* The exercise:
Give the listing again exactly, omitting its images.

* Source excerpt:
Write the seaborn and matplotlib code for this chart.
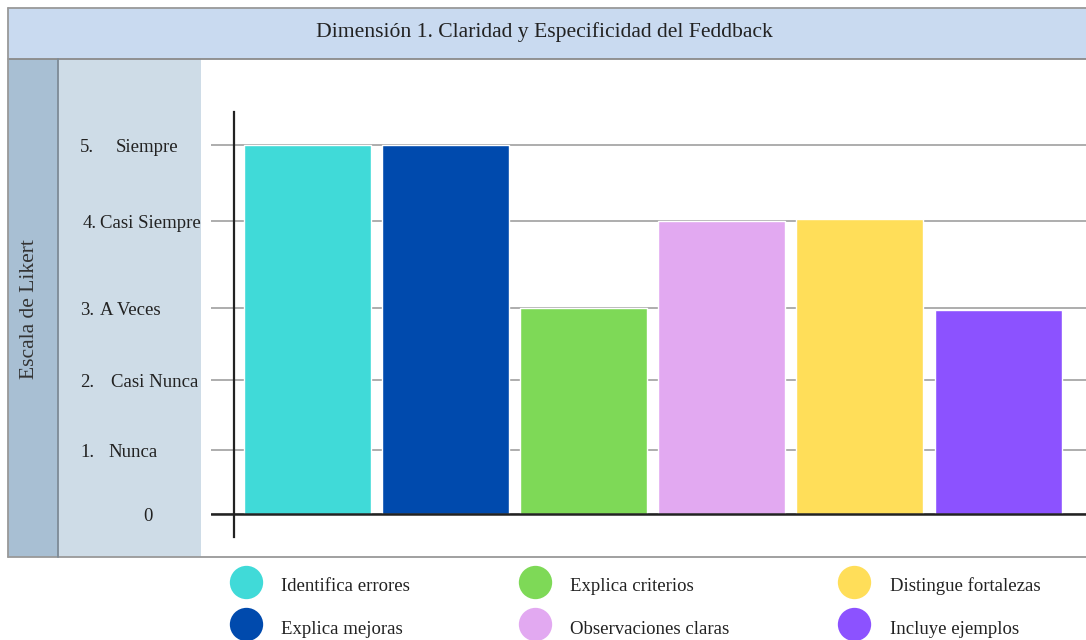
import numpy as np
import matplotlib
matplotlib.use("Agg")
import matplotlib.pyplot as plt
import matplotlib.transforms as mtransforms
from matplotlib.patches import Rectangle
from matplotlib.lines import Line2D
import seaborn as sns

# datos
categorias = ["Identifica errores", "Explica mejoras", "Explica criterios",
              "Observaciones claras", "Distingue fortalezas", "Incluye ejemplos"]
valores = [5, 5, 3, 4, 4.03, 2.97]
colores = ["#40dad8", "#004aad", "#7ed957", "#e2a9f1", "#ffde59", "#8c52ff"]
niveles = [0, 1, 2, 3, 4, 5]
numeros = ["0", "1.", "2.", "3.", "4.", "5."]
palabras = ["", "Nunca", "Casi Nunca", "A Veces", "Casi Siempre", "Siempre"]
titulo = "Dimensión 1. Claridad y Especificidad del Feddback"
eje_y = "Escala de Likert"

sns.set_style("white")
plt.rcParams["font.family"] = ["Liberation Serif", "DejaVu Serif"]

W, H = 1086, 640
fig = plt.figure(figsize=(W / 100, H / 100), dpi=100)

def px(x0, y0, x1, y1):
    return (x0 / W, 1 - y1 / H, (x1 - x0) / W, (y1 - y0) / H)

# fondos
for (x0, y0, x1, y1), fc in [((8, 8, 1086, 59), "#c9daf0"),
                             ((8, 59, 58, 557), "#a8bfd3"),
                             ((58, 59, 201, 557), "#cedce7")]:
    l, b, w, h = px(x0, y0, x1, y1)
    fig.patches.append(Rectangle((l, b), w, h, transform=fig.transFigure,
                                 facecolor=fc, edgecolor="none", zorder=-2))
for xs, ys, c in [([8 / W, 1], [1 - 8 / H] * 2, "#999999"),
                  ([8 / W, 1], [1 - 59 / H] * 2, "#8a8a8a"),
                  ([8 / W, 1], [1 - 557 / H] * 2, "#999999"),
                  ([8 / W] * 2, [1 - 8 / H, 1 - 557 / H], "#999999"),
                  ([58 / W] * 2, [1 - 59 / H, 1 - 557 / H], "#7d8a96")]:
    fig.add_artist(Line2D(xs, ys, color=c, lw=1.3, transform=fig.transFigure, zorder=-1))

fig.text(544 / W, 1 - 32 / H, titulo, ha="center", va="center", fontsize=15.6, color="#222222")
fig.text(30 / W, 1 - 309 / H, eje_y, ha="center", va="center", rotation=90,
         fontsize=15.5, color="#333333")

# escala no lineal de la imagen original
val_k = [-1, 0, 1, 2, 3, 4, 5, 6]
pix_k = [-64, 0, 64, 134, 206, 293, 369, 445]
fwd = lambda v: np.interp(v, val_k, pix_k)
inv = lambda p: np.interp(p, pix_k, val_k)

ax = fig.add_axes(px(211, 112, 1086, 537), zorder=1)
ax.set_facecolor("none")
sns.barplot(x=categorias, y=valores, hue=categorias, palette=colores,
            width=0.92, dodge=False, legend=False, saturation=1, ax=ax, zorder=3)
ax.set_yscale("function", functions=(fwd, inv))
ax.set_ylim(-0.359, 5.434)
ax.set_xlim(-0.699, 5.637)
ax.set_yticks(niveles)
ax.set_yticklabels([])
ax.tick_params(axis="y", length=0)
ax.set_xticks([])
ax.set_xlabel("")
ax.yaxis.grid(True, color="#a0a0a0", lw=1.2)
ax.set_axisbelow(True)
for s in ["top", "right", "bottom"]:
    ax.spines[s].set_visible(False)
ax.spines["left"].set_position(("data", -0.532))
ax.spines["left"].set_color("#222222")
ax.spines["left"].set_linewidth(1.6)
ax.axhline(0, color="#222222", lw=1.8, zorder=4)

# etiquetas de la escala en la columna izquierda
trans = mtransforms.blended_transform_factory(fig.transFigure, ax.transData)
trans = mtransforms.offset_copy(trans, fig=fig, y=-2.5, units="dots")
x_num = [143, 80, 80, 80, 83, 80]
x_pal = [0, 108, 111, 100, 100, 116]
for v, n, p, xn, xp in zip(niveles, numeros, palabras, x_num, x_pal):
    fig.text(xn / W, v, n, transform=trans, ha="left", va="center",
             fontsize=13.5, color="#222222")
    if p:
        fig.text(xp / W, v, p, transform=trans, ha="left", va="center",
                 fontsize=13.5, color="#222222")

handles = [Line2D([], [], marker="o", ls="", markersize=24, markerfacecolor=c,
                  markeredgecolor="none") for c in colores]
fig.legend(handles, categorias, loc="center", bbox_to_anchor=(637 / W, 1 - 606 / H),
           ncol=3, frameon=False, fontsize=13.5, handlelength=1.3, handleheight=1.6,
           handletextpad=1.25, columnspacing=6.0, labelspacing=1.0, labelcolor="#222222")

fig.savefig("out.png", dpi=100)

* The result:
Write the seaborn and matplotlib code for this chart.
import numpy as np
import matplotlib
matplotlib.use("Agg")
import matplotlib.pyplot as plt
import matplotlib.transforms as mtransforms
from matplotlib.patches import Rectangle
from matplotlib.lines import Line2D
import seaborn as sns

# datos
categorias = ["Identifica errores", "Explica mejoras", "Explica criterios",
              "Observaciones claras", "Distingue fortalezas", "Incluye ejemplos"]
valores = [5, 5, 3, 4, 4.03, 2.97]
colores = ["#40dad8", "#004aad", "#7ed957", "#e2a9f1", "#ffde59", "#8c52ff"]
niveles = [0, 1, 2, 3, 4, 5]
numeros = ["0", "1.", "2.", "3.", "4.", "5."]
palabras = ["", "Nunca", "Casi Nunca", "A Veces", "Casi Siempre", "Siempre"]
titulo = "Dimensión 1. Claridad y Especificidad del Feddback"
eje_y = "Escala de Likert"

sns.set_style("white")
plt.rcParams["font.family"] = ["Liberation Serif", "DejaVu Serif"]

W, H = 1086, 640
fig = plt.figure(figsize=(W / 100, H / 100), dpi=100)

def px(x0, y0, x1, y1):
    return (x0 / W, 1 - y1 / H, (x1 - x0) / W, (y1 - y0) / H)

# fondos
for (x0, y0, x1, y1), fc in [((8, 8, 1086, 59), "#c9daf0"),
                             ((8, 59, 58, 557), "#a8bfd3"),
                             ((58, 59, 201, 557), "#cedce7")]:
    l, b, w, h = px(x0, y0, x1, y1)
    fig.patches.append(Rectangle((l, b), w, h, transform=fig.transFigure,
                                 facecolor=fc, edgecolor="none", zorder=-2))
for xs, ys, c in [([8 / W, 1], [1 - 8 / H] * 2, "#999999"),
                  ([8 / W, 1], [1 - 59 / H] * 2, "#8a8a8a"),
                  ([8 / W, 1], [1 - 557 / H] * 2, "#999999"),
                  ([8 / W] * 2, [1 - 8 / H, 1 - 557 / H], "#999999"),
                  ([58 / W] * 2, [1 - 59 / H, 1 - 557 / H], "#7d8a96")]:
    fig.add_artist(Line2D(xs, ys, color=c, lw=1.3, transform=fig.transFigure, zorder=-1))

fig.text(544 / W, 1 - 32 / H, titulo, ha="center", va="center", fontsize=15.6, color="#222222")
fig.text(30 / W, 1 - 309 / H, eje_y, ha="center", va="center", rotation=90,
         fontsize=15.5, color="#333333")

# escala no lineal de la imagen original
val_k = [-1, 0, 1, 2, 3, 4, 5, 6]
pix_k = [-64, 0, 64, 134, 206, 293, 369, 445]
fwd = lambda v: np.interp(v, val_k, pix_k)
inv = lambda p: np.interp(p, pix_k, val_k)

ax = fig.add_axes(px(211, 112, 1086, 537), zorder=1)
ax.set_facecolor("none")
sns.barplot(x=categorias, y=valores, hue=categorias, palette=colores,
            width=0.92, dodge=False, legend=False, saturation=1, ax=ax, zorder=3)
ax.set_yscale("function", functions=(fwd, inv))
ax.set_ylim(-0.359, 5.434)
ax.set_xlim(-0.699, 5.637)
ax.set_yticks(niveles)
ax.set_yticklabels([])
ax.tick_params(axis="y", length=0)
ax.set_xticks([])
ax.set_xlabel("")
ax.yaxis.grid(True, color="#a0a0a0", lw=1.2)
ax.set_axisbelow(True)
for s in ["top", "right", "bottom"]:
    ax.spines[s].set_visible(False)
ax.spines["left"].set_position(("data", -0.532))
ax.spines["left"].set_color("#222222")
ax.spines["left"].set_linewidth(1.6)
ax.axhline(0, color="#222222", lw=1.8, zorder=4)

# etiquetas de la escala en la columna izquierda
trans = mtransforms.blended_transform_factory(fig.transFigure, ax.transData)
trans = mtransforms.offset_copy(trans, fig=fig, y=-2.5, units="dots")
x_num = [143, 80, 80, 80, 83, 80]
x_pal = [0, 108, 111, 100, 100, 116]
for v, n, p, xn, xp in zip(niveles, numeros, palabras, x_num, x_pal):
    fig.text(xn / W, v, n, transform=trans, ha="left", va="center",
             fontsize=13.5, color="#222222")
    if p:
        fig.text(xp / W, v, p, transform=trans, ha="left", va="center",
                 fontsize=13.5, color="#222222")

handles = [Line2D([], [], marker="o", ls="", markersize=24, markerfacecolor=c,
                  markeredgecolor="none") for c in colores]
fig.legend(handles, categorias, loc="center", bbox_to_anchor=(637 / W, 1 - 606 / H),
           ncol=3, frameon=False, fontsize=13.5, handlelength=1.3, handleheight=1.6,
           handletextpad=1.25, columnspacing=6.0, labelspacing=1.0, labelcolor="#222222")

fig.savefig("out.png", dpi=100)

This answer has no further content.